Apologies, I was a bit sloppy in the prototype. I edited above to agree with the MATLAB implementation and reduced the unit_czt to the correct number of parameters.

theta_start is exactly that, an angle. In the unit circle case, we actually already know the end angle because we would know the number of samples.

[ejmahler]

I came to FFTs from a practical direction, rather than a theoretical one, so unfortunately a lot of this goes over my head.

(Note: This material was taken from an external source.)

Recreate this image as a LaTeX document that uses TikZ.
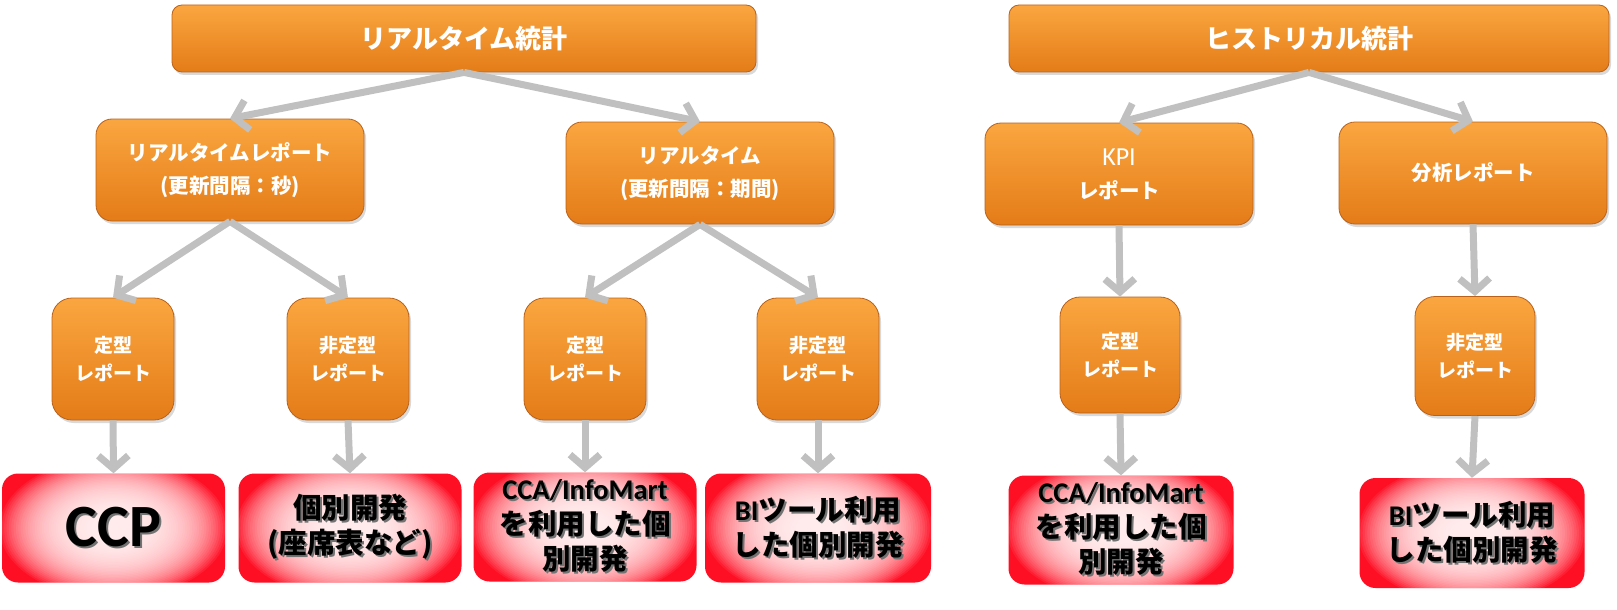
\documentclass[tikz,border=0pt]{standalone}
\usepackage{fontspec}
\setmainfont{Noto Sans CJK JP}
\newfontfamily\latf{Carlito}
\usetikzlibrary{arrows.meta,shadows}
\definecolor{orgtop}{RGB}{250,166,64}
\definecolor{orgbot}{RGB}{228,124,24}
\definecolor{orgline}{RGB}{185,98,28}
\definecolor{arrgray}{RGB}{192,192,192}
\definecolor{boxred}{RGB}{255,15,35}
\newcommand\tsh[1]{\makebox[0pt][l]{\kern2pt\raisebox{-2pt}{\textcolor{black!55}{#1}}}#1}
\tikzset{
  orgbox/.style={draw=orgline, line width=0.8pt, top color=orgtop, bottom color=orgbot,
    text=white, align=center, inner sep=0pt,
    drop shadow={opacity=0.3, shadow xshift=2pt, shadow yshift=-3pt}},
  topbox/.style={orgbox, rounded corners=10pt, minimum width=584pt, minimum height=67pt,
    font=\fontsize{26}{30}\selectfont\bfseries},
  midbox/.style={orgbox, rounded corners=16pt, minimum width=268pt, minimum height=102pt,
    font=\fontsize{20.5}{33}\selectfont\bfseries},
  repbox/.style={orgbox, rounded corners=20pt, minimum width=122pt, minimum height=122pt,
    font=\fontsize{19}{28}\selectfont\bfseries},
  resbox/.style={fill=boxred, rounded corners=16pt, minimum width=223pt,
    minimum height=108pt, align=center, inner sep=0pt, text=black,
    font=\fontsize{28.5}{35}\selectfont\bfseries,
    path picture={\foreach \k in {1,...,40}{\fill[white, fill opacity=0.072]
      (path picture bounding box.center) ellipse [x radius={(20+2.35*\k)*1pt}, y radius={0.62*(20+2.35*\k)*1pt}];}}},
  conn/.style={draw=arrgray, line width=7pt, -{Straight Barb[length=13pt,width=30pt]}}
}
\begin{document}
\begin{tikzpicture}[x=1pt,y=-1pt]
\useasboundingbox (0,0) rectangle (1617,610);
% level 1
\node[topbox] (top1) at (464,38.5) {リアルタイム統計};
\node[topbox, minimum width=600pt] (top2) at (1309,38.5) {ヒストリカル統計};
% level 2
\node[midbox] (rt1) at (230,170) {リアルタイムレポート\\(更新間隔：秒)};
\node[midbox] (rt2) at (700,173) {リアルタイム\\(更新間隔：期間)};
\node[midbox] (kpi) at (1119,174) {{\latf\mdseries\fontsize{26}{33}\selectfont KPI}\\レポート};
\node[midbox] (bun) at (1473,173) {分析レポート};
% level 3
\node[repbox] (d1) at (113,359) {定型\\レポート};
\node[repbox] (nd1) at (348,359) {非定型\\レポート};
\node[repbox] (d2) at (585,359) {定型\\レポート};
\node[repbox] (nd2) at (818,359) {非定型\\レポート};
\node[repbox, minimum width=120pt, minimum height=116pt] (d3) at (1120,355) {定型\\レポート};
\node[repbox, minimum width=120pt, minimum height=119pt] (nd4) at (1475,356) {非定型\\レポート};
% level 4
\node[resbox, minimum height=109pt] (r1) at (113.5,528) {\fontsize{60}{60}\selectfont\tsh{{\latf CCP}}};
\node[resbox, minimum height=109pt] (r2) at (350,528) {\tsh{個別開発}\\\tsh{(座席表など)}};
\node[resbox, minimum height=109pt] (r3) at (585,527) {\tsh{{\latf CCA/InfoMart}}\\\tsh{を利用した個}\\\tsh{別開発}};
\node[resbox, minimum height=109pt, minimum width=226pt] (r4) at (818,528) {\tsh{{\latf BI}ツール利用}\\\tsh{した個別開発}};
\node[resbox, minimum height=109pt, minimum width=225pt] (r5) at (1121,530) {\tsh{{\latf CCA/InfoMart}}\\\tsh{を利用した個}\\\tsh{別開発}};
\node[resbox, minimum height=110pt, minimum width=225pt] (r6) at (1472,533) {\tsh{{\latf BI}ツール利用}\\\tsh{した個別開発}};
% connectors
\draw[conn] (top1.south) -- (rt1.north);
\draw[conn] (top1.south) -- (rt2.north);
\draw[conn] (top2.south) -- (kpi.north);
\draw[conn] (top2.south) -- (bun.north);
\draw[conn] (rt1.south) -- (d1.north);
\draw[conn] (rt1.south) -- (nd1.north);
\draw[conn] (rt2.south) -- (d2.north);
\draw[conn] (rt2.south) -- (nd2.north);
\draw[conn] (kpi.south) -- (d3.north);
\draw[conn] (bun.south) -- (nd4.north);
\draw[conn] (d1.south) -- (r1.north);
\draw[conn] (nd1.south) -- (r2.north);
\draw[conn] (d2.south) -- (r3.north);
\draw[conn] (nd2.south) -- (r4.north);
\draw[conn] (d3.south) -- (r5.north);
\draw[conn] (nd4.south) -- (r6.north);
\end{tikzpicture}
\end{document}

The wiki article emphaizes that bluestein's algorithm is closely related to the chirp-z transform. Do you know, in very high-level terms, what differences bluestein's algorithm has from the ctz?

[ejmahler]

Also: Are you aware of any reference implementations I can use for testing? They don't have to be in rust, any language is fine.

[Besler]

Bluestein's algorithm (for czt) implements czt using the fft. The equation drops into convolution, so you can implement the convolution as fft, multiply, ifft. It's just one method, though.

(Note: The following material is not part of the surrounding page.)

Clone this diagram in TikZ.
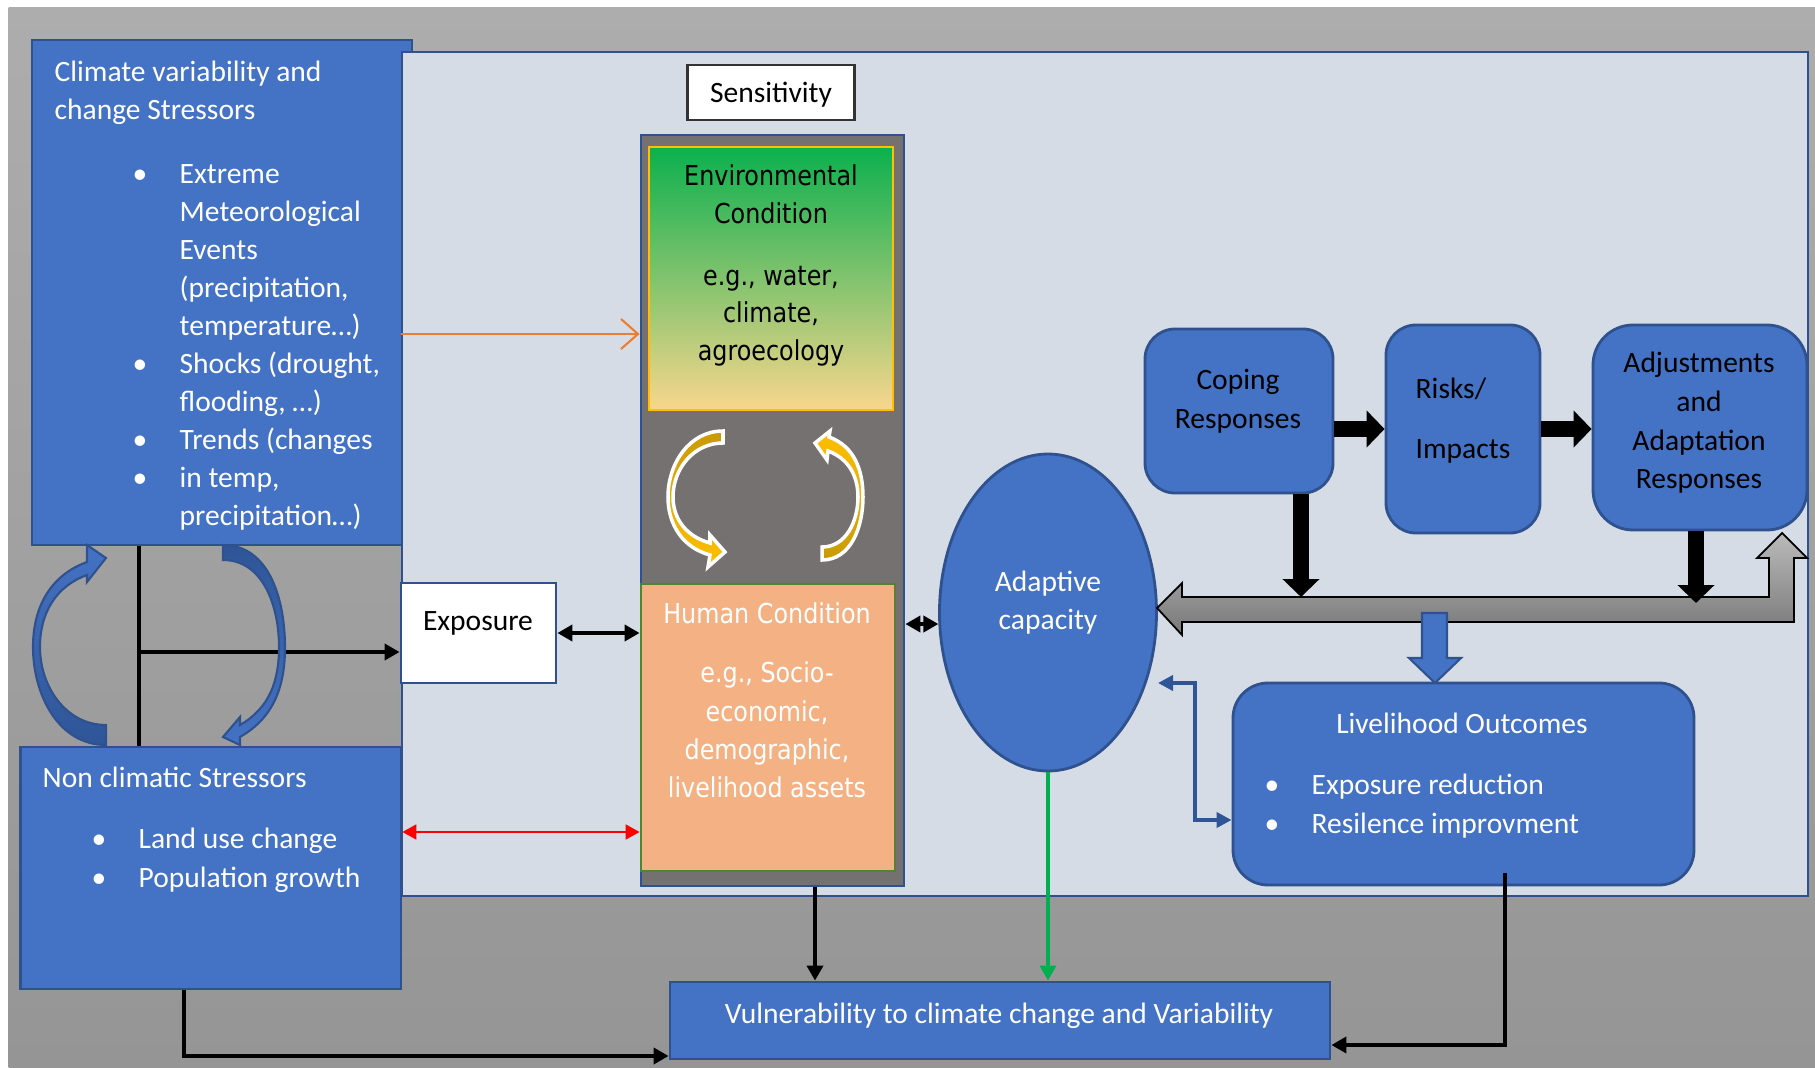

I personally haven't implemented czt or iczt before, but I'll give it a shot today.

Examples:

• czt python I know this guy and he uses this all the time so I would trust the implementation.
• bluestein in C
• rust czt

[Besler]

Okay, this is a by-the-books implementation of czt. I wasn't able to implement iczt as it doesn't have a nice form besides the Sukhoy-Stoytchev algorithm. I see most people implement iczt through a complement and czt algorithm.

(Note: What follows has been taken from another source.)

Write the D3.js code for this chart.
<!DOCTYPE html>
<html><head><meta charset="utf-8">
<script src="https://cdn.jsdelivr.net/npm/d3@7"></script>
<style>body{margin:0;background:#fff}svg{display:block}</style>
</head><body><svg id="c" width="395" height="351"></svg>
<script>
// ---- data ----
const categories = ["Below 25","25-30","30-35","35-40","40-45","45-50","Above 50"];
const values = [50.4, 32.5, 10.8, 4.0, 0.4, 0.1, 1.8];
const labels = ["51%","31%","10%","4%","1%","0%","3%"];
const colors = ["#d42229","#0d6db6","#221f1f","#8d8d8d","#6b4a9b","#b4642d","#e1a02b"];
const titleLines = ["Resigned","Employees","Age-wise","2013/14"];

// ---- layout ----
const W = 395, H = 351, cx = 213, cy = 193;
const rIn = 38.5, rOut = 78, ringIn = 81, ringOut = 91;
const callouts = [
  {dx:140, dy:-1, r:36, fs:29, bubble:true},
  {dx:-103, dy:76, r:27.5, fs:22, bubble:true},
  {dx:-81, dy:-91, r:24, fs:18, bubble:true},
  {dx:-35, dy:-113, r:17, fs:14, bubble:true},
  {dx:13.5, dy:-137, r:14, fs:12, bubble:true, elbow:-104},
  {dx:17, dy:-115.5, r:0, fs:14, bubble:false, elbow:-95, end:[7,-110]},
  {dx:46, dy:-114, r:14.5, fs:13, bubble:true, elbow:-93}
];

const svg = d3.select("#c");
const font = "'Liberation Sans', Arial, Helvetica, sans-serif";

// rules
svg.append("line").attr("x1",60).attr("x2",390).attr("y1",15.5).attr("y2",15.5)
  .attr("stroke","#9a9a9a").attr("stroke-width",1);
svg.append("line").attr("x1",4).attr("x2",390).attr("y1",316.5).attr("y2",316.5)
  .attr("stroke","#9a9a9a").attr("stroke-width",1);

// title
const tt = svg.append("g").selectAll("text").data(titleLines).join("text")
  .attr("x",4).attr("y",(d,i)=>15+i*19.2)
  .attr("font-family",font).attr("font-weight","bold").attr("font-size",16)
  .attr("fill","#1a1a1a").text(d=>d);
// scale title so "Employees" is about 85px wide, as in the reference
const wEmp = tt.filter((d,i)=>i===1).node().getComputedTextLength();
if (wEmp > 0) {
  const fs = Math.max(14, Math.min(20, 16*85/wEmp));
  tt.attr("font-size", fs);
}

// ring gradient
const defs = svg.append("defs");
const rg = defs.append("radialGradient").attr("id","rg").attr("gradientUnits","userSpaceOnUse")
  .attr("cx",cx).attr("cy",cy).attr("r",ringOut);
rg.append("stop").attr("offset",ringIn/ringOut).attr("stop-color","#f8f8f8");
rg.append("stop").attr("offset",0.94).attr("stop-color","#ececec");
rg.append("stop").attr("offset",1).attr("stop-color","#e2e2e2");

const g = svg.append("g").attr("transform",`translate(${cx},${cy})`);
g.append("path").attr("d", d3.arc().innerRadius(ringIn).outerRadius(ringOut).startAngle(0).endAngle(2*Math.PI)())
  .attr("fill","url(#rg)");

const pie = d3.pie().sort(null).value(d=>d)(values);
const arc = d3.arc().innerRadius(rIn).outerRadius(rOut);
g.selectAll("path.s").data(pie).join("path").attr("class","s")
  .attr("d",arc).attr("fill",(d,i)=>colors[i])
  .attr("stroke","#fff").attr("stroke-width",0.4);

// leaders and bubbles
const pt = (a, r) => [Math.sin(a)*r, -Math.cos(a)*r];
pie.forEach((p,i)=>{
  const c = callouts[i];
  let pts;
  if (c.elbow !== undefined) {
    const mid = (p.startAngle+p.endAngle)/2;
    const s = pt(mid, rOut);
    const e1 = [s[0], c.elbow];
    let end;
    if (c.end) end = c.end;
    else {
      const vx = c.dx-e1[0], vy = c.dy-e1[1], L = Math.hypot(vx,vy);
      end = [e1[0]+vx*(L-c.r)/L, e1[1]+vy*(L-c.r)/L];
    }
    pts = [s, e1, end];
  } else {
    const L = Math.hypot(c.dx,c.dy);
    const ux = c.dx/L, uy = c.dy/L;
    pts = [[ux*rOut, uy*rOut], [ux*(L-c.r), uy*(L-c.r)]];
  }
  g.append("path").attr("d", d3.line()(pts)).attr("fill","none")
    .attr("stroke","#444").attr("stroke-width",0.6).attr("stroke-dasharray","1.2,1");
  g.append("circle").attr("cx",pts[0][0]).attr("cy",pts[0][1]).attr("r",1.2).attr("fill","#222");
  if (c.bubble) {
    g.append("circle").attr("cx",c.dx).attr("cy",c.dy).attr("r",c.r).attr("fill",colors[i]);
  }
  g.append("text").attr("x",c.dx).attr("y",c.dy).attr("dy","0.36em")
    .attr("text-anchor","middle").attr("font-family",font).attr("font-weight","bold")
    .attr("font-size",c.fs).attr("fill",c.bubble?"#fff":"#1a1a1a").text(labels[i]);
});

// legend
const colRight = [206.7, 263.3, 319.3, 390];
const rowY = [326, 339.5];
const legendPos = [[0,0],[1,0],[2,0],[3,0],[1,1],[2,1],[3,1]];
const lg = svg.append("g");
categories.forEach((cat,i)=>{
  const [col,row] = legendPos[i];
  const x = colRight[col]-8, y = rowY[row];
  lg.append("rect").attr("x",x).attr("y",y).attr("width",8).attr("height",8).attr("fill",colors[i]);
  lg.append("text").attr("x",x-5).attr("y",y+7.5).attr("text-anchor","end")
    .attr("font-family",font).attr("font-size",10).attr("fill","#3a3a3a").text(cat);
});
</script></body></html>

use rustfft::{FftNum, num_complex::Complex};
use std::ops::{AddAssign};

/// Chirp Z transform
/// 
/// Implementation is O(n^2) and is simply looping over the expression.
fn czt<T>(buffer: &[Complex<T>], a: &Complex<T>, w: &Complex<T>) -> Vec<Complex<T>> where
    T: FftNum,
    Complex<T>: AddAssign
{
    let m = buffer.len();
    let mut result = vec![Complex::new(T::zero(), T::zero()); m];

    // CZT
    for k in 0..m {
        let z = a * w.powi(-1 * (k as i32));
        for n in 0..m {
            result[k] += buffer[n] * z.powi(-1 * (n as i32));
        }
    }

    result
}

fn main() {
    let t = 0f64;
    let f = 0f64;
    let df = 1_000f64;
    let dt = 1./df;

    println!("CZT");
    let a = Complex::new(0., 2.*std::f64::consts::PI * f * dt).exp();
    let w = Complex::new(0., -2.*std::f64::consts::PI * df * dt).exp();
    let input = vec![Complex::new(1., 0.), Complex::new(2., 0.), Complex::new(3., 0.), Complex::new(4., 0.)];

    let czt_result = czt(&input, &a, &w);
    println!("\tInput: {:?}\n\tCZT: {:?}", input, czt_result);
}

[HEnquist]

I have a practical question. Would thos benefit from being part of RustFFT, or could it just as well be a separate crate? For real-to-complex transforms I have made a crate (RealFFT) that presents an api similar to RustFFT, and internally it uses RustFFT for all the heavy work. Would that approach work here too?

[Besler]

It could definitely be a separate crate for the basic algorithms! There will be some extension, but that works.